## START

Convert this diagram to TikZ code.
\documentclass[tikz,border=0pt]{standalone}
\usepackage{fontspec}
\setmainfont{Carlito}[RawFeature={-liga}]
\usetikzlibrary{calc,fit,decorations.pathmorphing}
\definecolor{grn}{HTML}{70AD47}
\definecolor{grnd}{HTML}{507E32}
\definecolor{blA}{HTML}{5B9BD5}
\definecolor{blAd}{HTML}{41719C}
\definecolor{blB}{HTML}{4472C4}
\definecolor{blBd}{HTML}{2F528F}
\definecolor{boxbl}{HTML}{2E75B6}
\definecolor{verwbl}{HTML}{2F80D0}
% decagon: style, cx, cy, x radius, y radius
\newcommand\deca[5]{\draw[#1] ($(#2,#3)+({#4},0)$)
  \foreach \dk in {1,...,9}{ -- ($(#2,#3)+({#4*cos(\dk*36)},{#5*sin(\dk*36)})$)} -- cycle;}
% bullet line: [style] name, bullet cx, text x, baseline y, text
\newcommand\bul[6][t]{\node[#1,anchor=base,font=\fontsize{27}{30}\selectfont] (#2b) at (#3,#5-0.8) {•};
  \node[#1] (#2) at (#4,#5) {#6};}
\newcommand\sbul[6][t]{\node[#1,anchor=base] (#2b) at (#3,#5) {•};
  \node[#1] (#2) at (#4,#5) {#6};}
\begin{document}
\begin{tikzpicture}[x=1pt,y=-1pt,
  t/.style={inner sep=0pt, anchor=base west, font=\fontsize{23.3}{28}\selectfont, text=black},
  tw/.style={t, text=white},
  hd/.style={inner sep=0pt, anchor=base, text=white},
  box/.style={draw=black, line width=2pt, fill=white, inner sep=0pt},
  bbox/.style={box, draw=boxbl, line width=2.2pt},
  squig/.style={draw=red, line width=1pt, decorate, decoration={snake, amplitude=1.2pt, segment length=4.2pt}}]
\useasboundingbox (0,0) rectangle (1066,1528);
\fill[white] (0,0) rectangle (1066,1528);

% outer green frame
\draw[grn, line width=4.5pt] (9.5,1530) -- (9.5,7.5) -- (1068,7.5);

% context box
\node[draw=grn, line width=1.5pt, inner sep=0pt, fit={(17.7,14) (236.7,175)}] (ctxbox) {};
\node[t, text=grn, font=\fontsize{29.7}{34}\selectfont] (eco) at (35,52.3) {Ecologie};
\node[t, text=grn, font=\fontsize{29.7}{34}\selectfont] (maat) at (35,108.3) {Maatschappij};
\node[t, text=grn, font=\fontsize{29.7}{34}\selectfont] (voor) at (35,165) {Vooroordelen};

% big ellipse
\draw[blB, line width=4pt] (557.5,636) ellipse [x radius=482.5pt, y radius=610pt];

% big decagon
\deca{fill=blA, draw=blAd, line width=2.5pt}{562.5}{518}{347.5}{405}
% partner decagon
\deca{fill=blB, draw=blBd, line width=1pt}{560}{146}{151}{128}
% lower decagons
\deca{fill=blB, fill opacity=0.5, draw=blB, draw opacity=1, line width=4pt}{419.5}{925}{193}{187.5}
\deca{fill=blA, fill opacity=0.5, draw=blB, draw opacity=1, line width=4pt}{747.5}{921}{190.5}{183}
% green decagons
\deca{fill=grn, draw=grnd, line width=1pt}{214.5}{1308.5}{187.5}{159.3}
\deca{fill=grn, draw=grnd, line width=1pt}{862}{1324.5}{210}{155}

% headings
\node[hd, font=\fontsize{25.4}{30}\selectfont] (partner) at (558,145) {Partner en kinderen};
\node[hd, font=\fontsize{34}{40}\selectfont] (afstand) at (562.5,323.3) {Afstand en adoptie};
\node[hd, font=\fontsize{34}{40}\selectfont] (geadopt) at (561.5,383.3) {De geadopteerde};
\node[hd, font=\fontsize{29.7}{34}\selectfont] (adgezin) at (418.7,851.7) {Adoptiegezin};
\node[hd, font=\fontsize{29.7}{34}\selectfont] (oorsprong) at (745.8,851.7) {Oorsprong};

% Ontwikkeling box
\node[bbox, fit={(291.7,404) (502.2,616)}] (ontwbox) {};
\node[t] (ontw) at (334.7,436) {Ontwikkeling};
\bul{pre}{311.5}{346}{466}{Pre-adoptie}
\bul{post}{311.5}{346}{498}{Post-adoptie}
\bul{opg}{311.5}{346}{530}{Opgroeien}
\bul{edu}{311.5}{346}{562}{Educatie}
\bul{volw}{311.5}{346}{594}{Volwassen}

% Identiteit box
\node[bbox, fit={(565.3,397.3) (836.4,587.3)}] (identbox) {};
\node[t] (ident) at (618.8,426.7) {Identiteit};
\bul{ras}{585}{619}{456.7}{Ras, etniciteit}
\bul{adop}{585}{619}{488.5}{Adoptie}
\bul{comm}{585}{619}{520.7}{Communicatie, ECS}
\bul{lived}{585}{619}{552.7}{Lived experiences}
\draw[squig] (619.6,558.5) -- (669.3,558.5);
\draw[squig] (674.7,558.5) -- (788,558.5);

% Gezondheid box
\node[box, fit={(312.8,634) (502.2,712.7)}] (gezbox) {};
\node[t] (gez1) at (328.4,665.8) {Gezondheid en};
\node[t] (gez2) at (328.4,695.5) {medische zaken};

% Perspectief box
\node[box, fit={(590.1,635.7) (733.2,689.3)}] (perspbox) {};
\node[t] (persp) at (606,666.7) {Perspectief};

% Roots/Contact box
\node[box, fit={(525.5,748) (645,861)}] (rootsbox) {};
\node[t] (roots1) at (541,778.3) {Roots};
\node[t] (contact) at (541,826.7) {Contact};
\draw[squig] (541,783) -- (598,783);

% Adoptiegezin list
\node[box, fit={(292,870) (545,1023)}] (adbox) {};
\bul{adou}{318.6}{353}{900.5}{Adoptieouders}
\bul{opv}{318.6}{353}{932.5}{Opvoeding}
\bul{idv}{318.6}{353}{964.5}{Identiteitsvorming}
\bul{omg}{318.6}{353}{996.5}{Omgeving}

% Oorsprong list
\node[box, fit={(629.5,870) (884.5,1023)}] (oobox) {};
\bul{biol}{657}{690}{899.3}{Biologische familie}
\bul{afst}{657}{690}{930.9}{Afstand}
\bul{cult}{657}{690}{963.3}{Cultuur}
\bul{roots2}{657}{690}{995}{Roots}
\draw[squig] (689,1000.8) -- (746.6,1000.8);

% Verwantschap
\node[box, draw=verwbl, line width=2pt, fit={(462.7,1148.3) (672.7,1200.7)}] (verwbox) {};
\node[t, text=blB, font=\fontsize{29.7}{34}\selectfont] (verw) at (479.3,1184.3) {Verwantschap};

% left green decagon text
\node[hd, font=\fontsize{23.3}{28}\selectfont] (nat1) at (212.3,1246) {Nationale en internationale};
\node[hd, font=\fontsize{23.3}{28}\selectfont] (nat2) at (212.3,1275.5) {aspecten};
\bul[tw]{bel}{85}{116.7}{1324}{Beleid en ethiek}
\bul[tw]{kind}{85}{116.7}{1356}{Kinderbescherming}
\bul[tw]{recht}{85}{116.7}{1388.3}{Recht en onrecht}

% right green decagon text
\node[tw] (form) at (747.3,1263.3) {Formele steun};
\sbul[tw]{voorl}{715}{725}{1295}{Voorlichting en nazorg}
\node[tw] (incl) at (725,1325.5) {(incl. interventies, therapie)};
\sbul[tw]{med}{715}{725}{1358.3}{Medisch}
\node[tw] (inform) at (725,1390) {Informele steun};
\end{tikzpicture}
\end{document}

## END

Write the data from above out again, exactly.

# Exercise solution
Convert this diagram to TikZ code.
\documentclass[tikz,border=0pt]{standalone}
\usepackage{fontspec}
\setmainfont{Carlito}[RawFeature={-liga}]
\usetikzlibrary{calc,fit,decorations.pathmorphing}
\definecolor{grn}{HTML}{70AD47}
\definecolor{grnd}{HTML}{507E32}
\definecolor{blA}{HTML}{5B9BD5}
\definecolor{blAd}{HTML}{41719C}
\definecolor{blB}{HTML}{4472C4}
\definecolor{blBd}{HTML}{2F528F}
\definecolor{boxbl}{HTML}{2E75B6}
\definecolor{verwbl}{HTML}{2F80D0}
% decagon: style, cx, cy, x radius, y radius
\newcommand\deca[5]{\draw[#1] ($(#2,#3)+({#4},0)$)
  \foreach \dk in {1,...,9}{ -- ($(#2,#3)+({#4*cos(\dk*36)},{#5*sin(\dk*36)})$)} -- cycle;}
% bullet line: [style] name, bullet cx, text x, baseline y, text
\newcommand\bul[6][t]{\node[#1,anchor=base,font=\fontsize{27}{30}\selectfont] (#2b) at (#3,#5-0.8) {•};
  \node[#1] (#2) at (#4,#5) {#6};}
\newcommand\sbul[6][t]{\node[#1,anchor=base] (#2b) at (#3,#5) {•};
  \node[#1] (#2) at (#4,#5) {#6};}
\begin{document}
\begin{tikzpicture}[x=1pt,y=-1pt,
  t/.style={inner sep=0pt, anchor=base west, font=\fontsize{23.3}{28}\selectfont, text=black},
  tw/.style={t, text=white},
  hd/.style={inner sep=0pt, anchor=base, text=white},
  box/.style={draw=black, line width=2pt, fill=white, inner sep=0pt},
  bbox/.style={box, draw=boxbl, line width=2.2pt},
  squig/.style={draw=red, line width=1pt, decorate, decoration={snake, amplitude=1.2pt, segment length=4.2pt}}]
\useasboundingbox (0,0) rectangle (1066,1528);
\fill[white] (0,0) rectangle (1066,1528);

% outer green frame
\draw[grn, line width=4.5pt] (9.5,1530) -- (9.5,7.5) -- (1068,7.5);

% context box
\node[draw=grn, line width=1.5pt, inner sep=0pt, fit={(17.7,14) (236.7,175)}] (ctxbox) {};
\node[t, text=grn, font=\fontsize{29.7}{34}\selectfont] (eco) at (35,52.3) {Ecologie};
\node[t, text=grn, font=\fontsize{29.7}{34}\selectfont] (maat) at (35,108.3) {Maatschappij};
\node[t, text=grn, font=\fontsize{29.7}{34}\selectfont] (voor) at (35,165) {Vooroordelen};

% big ellipse
\draw[blB, line width=4pt] (557.5,636) ellipse [x radius=482.5pt, y radius=610pt];

% big decagon
\deca{fill=blA, draw=blAd, line width=2.5pt}{562.5}{518}{347.5}{405}
% partner decagon
\deca{fill=blB, draw=blBd, line width=1pt}{560}{146}{151}{128}
% lower decagons
\deca{fill=blB, fill opacity=0.5, draw=blB, draw opacity=1, line width=4pt}{419.5}{925}{193}{187.5}
\deca{fill=blA, fill opacity=0.5, draw=blB, draw opacity=1, line width=4pt}{747.5}{921}{190.5}{183}
% green decagons
\deca{fill=grn, draw=grnd, line width=1pt}{214.5}{1308.5}{187.5}{159.3}
\deca{fill=grn, draw=grnd, line width=1pt}{862}{1324.5}{210}{155}

% headings
\node[hd, font=\fontsize{25.4}{30}\selectfont] (partner) at (558,145) {Partner en kinderen};
\node[hd, font=\fontsize{34}{40}\selectfont] (afstand) at (562.5,323.3) {Afstand en adoptie};
\node[hd, font=\fontsize{34}{40}\selectfont] (geadopt) at (561.5,383.3) {De geadopteerde};
\node[hd, font=\fontsize{29.7}{34}\selectfont] (adgezin) at (418.7,851.7) {Adoptiegezin};
\node[hd, font=\fontsize{29.7}{34}\selectfont] (oorsprong) at (745.8,851.7) {Oorsprong};

% Ontwikkeling box
\node[bbox, fit={(291.7,404) (502.2,616)}] (ontwbox) {};
\node[t] (ontw) at (334.7,436) {Ontwikkeling};
\bul{pre}{311.5}{346}{466}{Pre-adoptie}
\bul{post}{311.5}{346}{498}{Post-adoptie}
\bul{opg}{311.5}{346}{530}{Opgroeien}
\bul{edu}{311.5}{346}{562}{Educatie}
\bul{volw}{311.5}{346}{594}{Volwassen}

% Identiteit box
\node[bbox, fit={(565.3,397.3) (836.4,587.3)}] (identbox) {};
\node[t] (ident) at (618.8,426.7) {Identiteit};
\bul{ras}{585}{619}{456.7}{Ras, etniciteit}
\bul{adop}{585}{619}{488.5}{Adoptie}
\bul{comm}{585}{619}{520.7}{Communicatie, ECS}
\bul{lived}{585}{619}{552.7}{Lived experiences}
\draw[squig] (619.6,558.5) -- (669.3,558.5);
\draw[squig] (674.7,558.5) -- (788,558.5);

% Gezondheid box
\node[box, fit={(312.8,634) (502.2,712.7)}] (gezbox) {};
\node[t] (gez1) at (328.4,665.8) {Gezondheid en};
\node[t] (gez2) at (328.4,695.5) {medische zaken};

% Perspectief box
\node[box, fit={(590.1,635.7) (733.2,689.3)}] (perspbox) {};
\node[t] (persp) at (606,666.7) {Perspectief};

% Roots/Contact box
\node[box, fit={(525.5,748) (645,861)}] (rootsbox) {};
\node[t] (roots1) at (541,778.3) {Roots};
\node[t] (contact) at (541,826.7) {Contact};
\draw[squig] (541,783) -- (598,783);

% Adoptiegezin list
\node[box, fit={(292,870) (545,1023)}] (adbox) {};
\bul{adou}{318.6}{353}{900.5}{Adoptieouders}
\bul{opv}{318.6}{353}{932.5}{Opvoeding}
\bul{idv}{318.6}{353}{964.5}{Identiteitsvorming}
\bul{omg}{318.6}{353}{996.5}{Omgeving}

% Oorsprong list
\node[box, fit={(629.5,870) (884.5,1023)}] (oobox) {};
\bul{biol}{657}{690}{899.3}{Biologische familie}
\bul{afst}{657}{690}{930.9}{Afstand}
\bul{cult}{657}{690}{963.3}{Cultuur}
\bul{roots2}{657}{690}{995}{Roots}
\draw[squig] (689,1000.8) -- (746.6,1000.8);

% Verwantschap
\node[box, draw=verwbl, line width=2pt, fit={(462.7,1148.3) (672.7,1200.7)}] (verwbox) {};
\node[t, text=blB, font=\fontsize{29.7}{34}\selectfont] (verw) at (479.3,1184.3) {Verwantschap};

% left green decagon text
\node[hd, font=\fontsize{23.3}{28}\selectfont] (nat1) at (212.3,1246) {Nationale en internationale};
\node[hd, font=\fontsize{23.3}{28}\selectfont] (nat2) at (212.3,1275.5) {aspecten};
\bul[tw]{bel}{85}{116.7}{1324}{Beleid en ethiek}
\bul[tw]{kind}{85}{116.7}{1356}{Kinderbescherming}
\bul[tw]{recht}{85}{116.7}{1388.3}{Recht en onrecht}

% right green decagon text
\node[tw] (form) at (747.3,1263.3) {Formele steun};
\sbul[tw]{voorl}{715}{725}{1295}{Voorlichting en nazorg}
\node[tw] (incl) at (725,1325.5) {(incl. interventies, therapie)};
\sbul[tw]{med}{715}{725}{1358.3}{Medisch}
\node[tw] (inform) at (725,1390) {Informele steun};
\end{tikzpicture}
\end{document}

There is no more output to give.